*YOUR TASK*
Leave out the pictures and retype only the lines from the opening line to the line that holds "import seaborn as sns", both ends included.

*SOURCE EXCERPT*
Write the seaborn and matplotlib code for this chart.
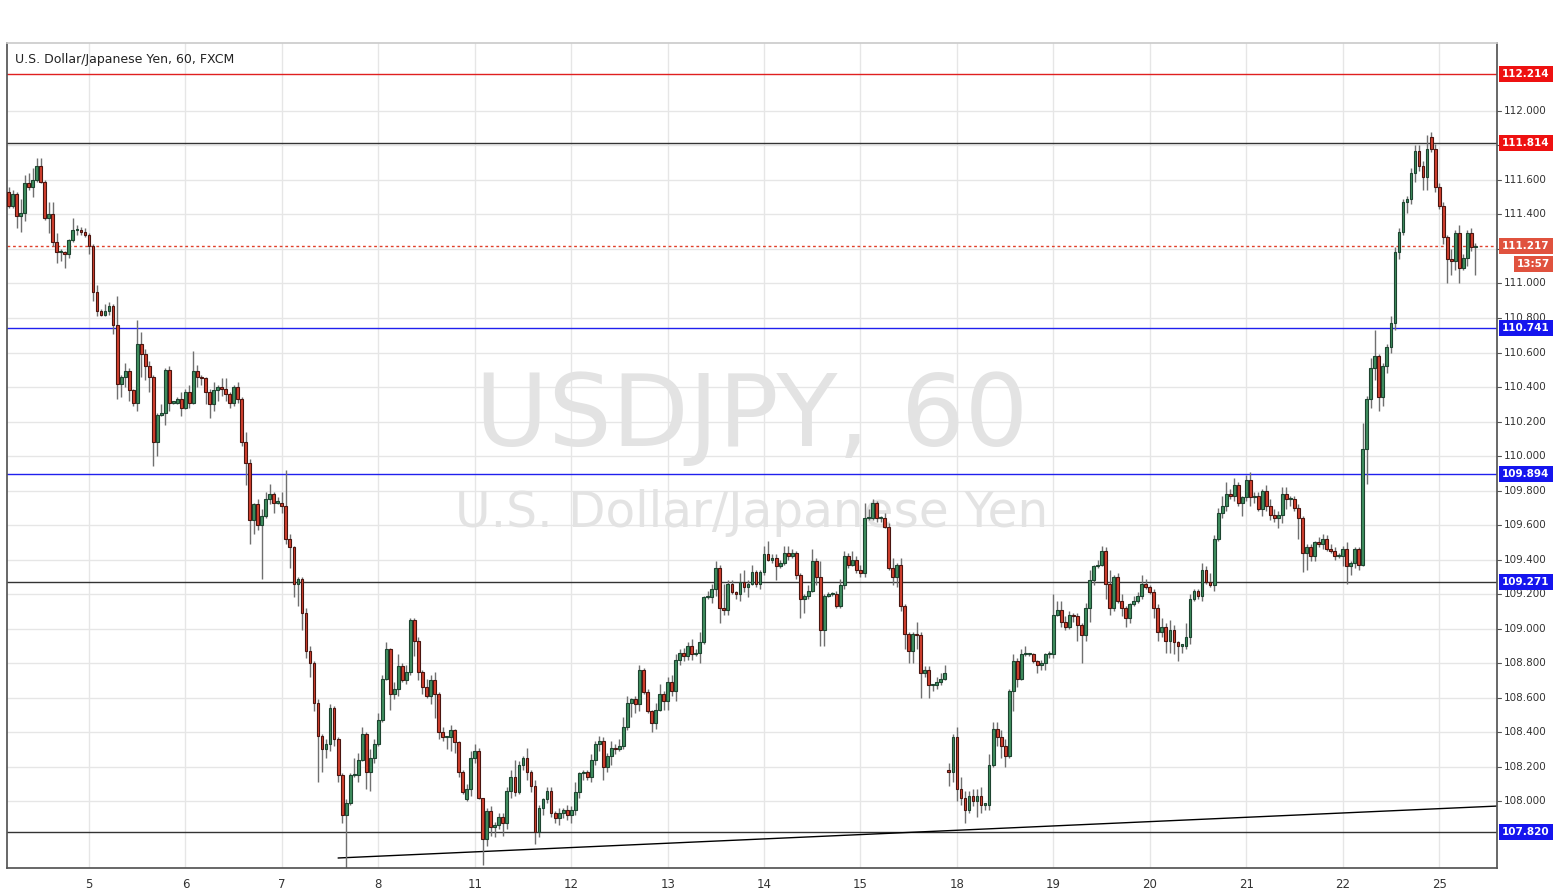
import numpy as np
import pandas as pd
import matplotlib
matplotlib.use("Agg")
import matplotlib.pyplot as plt
import matplotlib.transforms as mtransforms
import seaborn as sns

# ---------------- data ----------------
closes = [
 111.45,111.52,111.39,111.41,111.58,111.56,111.60,111.68,111.59,111.38,111.40,111.24,111.18,111.18,111.17,111.25,111.31,111.31,111.30,111.28,
 111.22,110.95,110.84,110.82,110.84,110.87,110.76,110.42,110.46,110.49,110.38,110.31,110.65,110.59,110.52,110.46,110.08,110.24,110.25,110.50,110.31,110.31,110.33,110.28,
 110.37,110.31,110.49,110.46,110.45,110.37,110.30,110.38,110.40,110.39,110.36,110.31,110.40,110.33,110.08,109.96,109.63,109.72,109.60,109.65,109.75,109.78,109.73,109.73,
 109.71,109.52,109.47,109.26,109.29,109.09,108.87,108.80,108.57,108.38,108.30,108.33,108.54,108.36,108.15,107.92,107.99,108.15,108.15,108.24,108.39,108.17,108.25,108.33,
 108.47,108.71,108.88,108.62,108.65,108.78,108.70,108.75,109.05,108.93,108.75,108.66,108.61,108.70,108.62,108.40,108.37,108.37,108.41,108.34,108.17,108.05,108.07,108.25,
 108.29,108.02,107.78,107.94,107.85,107.86,107.91,107.87,108.06,108.14,108.05,108.21,108.25,108.17,108.09,107.82,107.96,108.01,108.06,107.93,107.90,107.93,107.95,107.92,
 107.95,108.05,108.16,108.17,108.14,108.24,108.33,108.35,108.20,108.26,108.31,108.30,108.32,108.43,108.57,108.59,108.56,108.76,108.63,108.52,108.45,108.53,108.62,108.58,
 108.69,108.64,108.82,108.86,108.84,108.90,108.85,108.86,108.92,109.18,109.18,109.23,109.35,109.12,109.11,109.26,109.21,109.20,109.27,109.24,109.26,109.33,109.26,109.33,
 109.43,109.40,109.41,109.36,109.38,109.44,109.42,109.44,109.31,109.17,109.19,109.22,109.39,109.30,108.99,109.19,109.20,109.20,109.13,109.25,109.42,109.37,109.40,109.34,
 109.32,109.64,109.64,109.73,109.64,109.64,109.59,109.35,109.30,109.37,109.13,108.97,108.87,108.97,108.96,108.74,108.76,108.67,108.67,108.69,108.71,108.74,108.17,108.37,
 108.07,108.02,107.95,108.03,108.00,108.03,107.98,107.98,108.21,108.42,108.37,108.32,108.26,108.64,108.81,108.71,108.85,108.85,108.85,108.81,108.79,108.80,108.85,108.85,
 109.08,109.11,109.04,109.01,109.08,109.07,109.02,108.96,109.12,109.28,109.36,109.37,109.45,109.26,109.12,109.30,109.16,109.12,109.06,109.14,109.16,109.19,109.26,109.24,
 109.21,109.12,108.98,109.01,108.93,108.99,108.92,108.90,108.90,108.95,109.17,109.22,109.19,109.34,109.27,109.25,109.52,109.67,109.71,109.78,109.77,109.83,109.73,109.76,
 109.86,109.76,109.77,109.69,109.80,109.71,109.66,109.64,109.66,109.78,109.75,109.75,109.70,109.64,109.44,109.47,109.42,109.50,109.49,109.52,109.46,109.45,109.42,109.42,
 109.46,109.36,109.38,109.46,109.37,110.04,110.33,110.51,110.58,110.34,110.52,110.63,110.77,111.18,111.30,111.47,111.49,111.64,111.77,111.68,111.62,111.78,111.78,111.56,
 111.45,111.27,111.14,111.13,111.29,111.09,111.15,111.29,111.21,111.217,
]
first_open = 111.53
gap_opens = {114: 108.01, 234: 108.18, 354: 111.85}

wick_up = [  # hundredths of a yen above the body
 3,2,1,8,5,6,7,5,5,1,7,7,5,2,1,1,7,3,2,2,
 1,1,4,1,4,2,1,17,1,5,2,1,14,7,3,3,1,1,5,1,2,1,1,4,
 2,4,12,4,1,1,2,5,1,5,6,1,1,3,1,6,2,1,3,4,4,6,1,3,
 6,21,3,1,1,1,3,3,1,2,1,3,2,1,1,1,2,1,10,4,4,1,5,3,
 4,2,4,1,4,7,2,4,1,1,2,1,5,3,5,1,3,1,3,1,1,1,3,4,
 4,2,0,2,3,2,2,2,2,4,10,2,1,6,1,3,2,1,2,2,1,3,1,3,
 2,6,1,1,1,3,2,3,2,2,4,2,4,6,4,1,2,3,1,2,1,4,6,2,
 3,4,3,2,3,2,4,2,6,1,4,3,4,2,14,2,2,1,5,7,2,4,1,1,
 5,8,2,2,2,4,4,2,1,1,1,3,7,2,9,1,1,1,2,4,3,2,5,2,
 3,9,5,2,1,1,3,2,6,1,4,1,1,1,7,2,2,2,1,3,3,5,4,2,
 6,7,4,3,4,4,5,1,6,4,4,4,4,1,4,2,3,5,1,1,1,2,1,2,
 12,5,5,3,2,1,2,1,3,6,1,3,3,2,8,1,2,4,1,1,3,2,5,3,
 1,2,2,5,2,6,3,1,1,8,3,1,1,4,2,5,2,3,6,7,3,4,2,1,
 3,5,2,2,1,3,4,3,2,4,4,2,2,2,1,2,2,1,3,3,2,3,2,2,
 2,4,1,1,1,15,2,6,15,1,2,2,4,3,2,2,2,3,3,3,3,8,3,3,
 2,2,1,6,2,5,2,2,3,2,
]
wick_dn = [  # hundredths of a yen below the body
 1,1,7,9,5,2,6,1,1,1,9,2,6,5,8,2,1,3,2,1,
 5,5,3,1,1,2,5,9,8,6,6,2,5,13,8,9,14,8,1,7,5,1,1,5,
 1,3,1,6,4,7,8,4,6,4,4,3,2,2,2,13,14,8,3,31,1,3,6,1,
 4,3,12,8,13,10,4,8,5,27,13,5,4,4,4,5,43,1,1,4,1,10,11,3,
 1,1,1,9,3,4,1,2,2,9,5,4,1,5,14,4,2,7,8,6,3,1,1,4,
 3,1,15,4,5,6,2,7,3,4,2,1,3,5,4,7,3,4,2,2,3,4,3,3,
 5,3,3,4,2,3,3,4,8,3,5,3,1,2,2,8,5,4,1,1,5,3,1,5,
 5,3,6,3,3,2,3,1,6,1,1,3,4,9,3,3,1,3,4,3,6,1,2,3,
 2,1,2,8,1,1,2,1,2,11,8,2,1,5,9,9,1,1,1,1,2,2,1,2,
 2,2,1,1,2,2,1,1,5,6,3,9,7,7,8,14,2,7,3,2,2,1,8,6,
 7,4,8,2,3,9,5,3,3,1,5,7,6,1,12,5,1,1,1,1,5,3,4,2,
 2,1,3,2,1,3,9,16,3,8,3,1,1,9,4,2,1,5,5,3,1,1,2,1,
 1,6,5,3,7,7,7,9,4,2,4,1,2,3,1,1,3,1,3,3,2,3,2,8,
 2,5,3,1,4,3,3,2,6,5,6,4,2,12,11,10,3,3,2,3,1,1,2,1,
 6,10,5,3,3,1,20,5,7,8,5,4,3,4,4,2,6,3,5,3,8,8,2,3,
 2,4,14,8,5,9,1,5,2,16,
]

day_labels = ["5", "6", "7", "8", "11", "12", "13", "14", "15", "18", "19", "20", "21", "22", "25"]
day_first_hour = 20          # candle index where day "5" begins
hours_per_day = 24

level_values = [112.214, 111.814, 110.741, 109.894, 109.271, 107.820]
level_line_colors = ["#e02020", "#333333", "#2020ee", "#2020ee", "#333333", "#333333"]
level_box_colors = ["#ee1111", "#ee1111", "#1515ee", "#1515ee", "#1515ee", "#1515ee"]
current_price = 111.217
countdown = "13:57"
trend_start = (82.0, 107.670)
trend_end = (370.4, 107.971)
price_ticks = [108.0, 108.2, 108.4, 108.6, 108.8, 109.0, 109.2, 109.4, 109.6, 109.8,
               110.0, 110.2, 110.4, 110.6, 110.8, 111.0, 111.2, 111.4, 111.6, 111.8, 112.0]

# ---------------- build table ----------------
n = len(closes)
opens = [first_open] + closes[:-1]
for k, v in gap_opens.items():
    opens[k] = v
df = pd.DataFrame({"i": np.arange(n), "open": opens, "close": closes,
                   "up": np.array(wick_up) / 100.0, "dn": np.array(wick_dn) / 100.0})
df["high"] = df[["open", "close"]].max(axis=1) + df["up"]
df["low"] = df[["open", "close"]].min(axis=1) - df["dn"]
df["rise"] = df["close"] >= df["open"]

# ---------------- figure ----------------
sns.set_theme(style="white")
plt.rcParams["font.family"] = ["DejaVu Sans"]
W, H = 1555, 894
fig = plt.figure(figsize=(W / 100, H / 100), dpi=100)
fig.patch.set_facecolor("white")
ax = fig.add_axes([7 / W, 1 - 868 / H, (1497 - 7) / W, (868 - 43) / H])
ax.set_facecolor("white")

xmin, xmax = -0.4, 370.4
ymin, ymax = 107.612, 112.394
ax.set_xlim(xmin, xmax)
ax.set_ylim(ymin, ymax)

# grid
day_pos = [day_first_hour + hours_per_day * k for k in range(len(day_labels))]
for x in day_pos:
    ax.axvline(x, color="#e6e6e6", lw=1, zorder=0)
for y in price_ticks:
    ax.axhline(y, color="#e6e6e6", lw=1, zorder=0)

# watermark
ax.text(0.5, 0.545, "USDJPY, 60", transform=ax.transAxes, ha="center", va="center",
        fontsize=72, color="#e3e3e3", zorder=0.5)
ax.text(0.5, 0.43, "U.S. Dollar/Japanese Yen", transform=ax.transAxes, ha="center",
        va="center", fontsize=35, color="#e3e3e3", zorder=0.5)

# levels
for v, c in zip(level_values, level_line_colors):
    ax.axhline(v, color=c, lw=1, zorder=1)
ax.axhline(current_price, color="#e0402a", lw=1, ls=(0, (2, 2)), zorder=1)
sns.lineplot(x=[trend_start[0], trend_end[0]], y=[trend_start[1], trend_end[1]],
             ax=ax, color="black", lw=1, zorder=1)

# candles
up_face, up_edge = "#3f8f5f", "#1d4430"
dn_face, dn_edge = "#d2402e", "#4a1510"
ax.vlines(df["i"], df["low"], df["high"], color="#707070", lw=1, zorder=2)
for rise, face, edge in [(True, up_face, up_edge), (False, dn_face, dn_edge)]:
    d = df[df["rise"] == rise]
    bottoms = d[["open", "close"]].min(axis=1)
    heights = (d["close"] - d["open"]).abs().clip(lower=0.008)
    ax.bar(d["i"], heights, bottom=bottoms, width=0.7, color=face,
           edgecolor=edge, linewidth=0.8, zorder=3)

# axes styling
ax.spines["left"].set_color("#555555")
ax.spines["bottom"].set_color("#555555")
ax.spines["right"].set_color("#555555")
ax.spines["top"].set_color("#cccccc")
ax.set_xticks(day_pos)
ax.set_xticklabels(day_labels, fontsize=8.5, color="#333333")
ax.tick_params(axis="x", length=4, color="#555555", pad=3)
ax.set_yticks([])
ax.set_xlabel("")
ax.set_ylabel("")

# right-side price labels (hidden where a boxed label covers them)
boxed = level_values + [current_price]
trans = mtransforms.blended_transform_factory(ax.transAxes, ax.transData)
for y in price_ticks:
    ax.plot([1.0, 1.003], [y, y], transform=trans, color="#555555", lw=0.8, clip_on=False)
    if min(abs(y - b) for b in boxed) < 0.03:
        continue
    ax.text(1.0045, y, f"{y:.3f}", transform=trans, ha="left", va="center",
            fontsize=7.5, color="#333333", clip_on=False)

def box_label(y, text, color):
    ax.text(1.0035, y, text, transform=trans, ha="left", va="center", fontsize=7.5,
            fontweight="bold", color="white", clip_on=False, zorder=10,
            bbox=dict(boxstyle="square,pad=0.3", facecolor=color, edgecolor="none"))

for v, c in zip(level_values, level_box_colors):
    box_label(v, f"{v:.3f}", c)
box_label(current_price, f"{current_price:.3f}", "#e0523e")
ax.text(1.0135, current_price - 0.105, countdown, transform=trans, ha="left", va="center",
        fontsize=7.5, fontweight="bold", color="white", clip_on=False, zorder=10,
        bbox=dict(boxstyle="square,pad=0.3", facecolor="#e0523e", edgecolor="none"))

# title
fig.text(15 / W, 1 - 60 / H, "U.S. Dollar/Japanese Yen, 60, FXCM", ha="left", va="center",
         fontsize=9, color="#222222")

fig.savefig("out.png", dpi=100, facecolor="white")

*ANSWER TO THE PROBLEM*
Write the seaborn and matplotlib code for this chart.
import numpy as np
import pandas as pd
import matplotlib
matplotlib.use("Agg")
import matplotlib.pyplot as plt
import matplotlib.transforms as mtransforms
import seaborn as sns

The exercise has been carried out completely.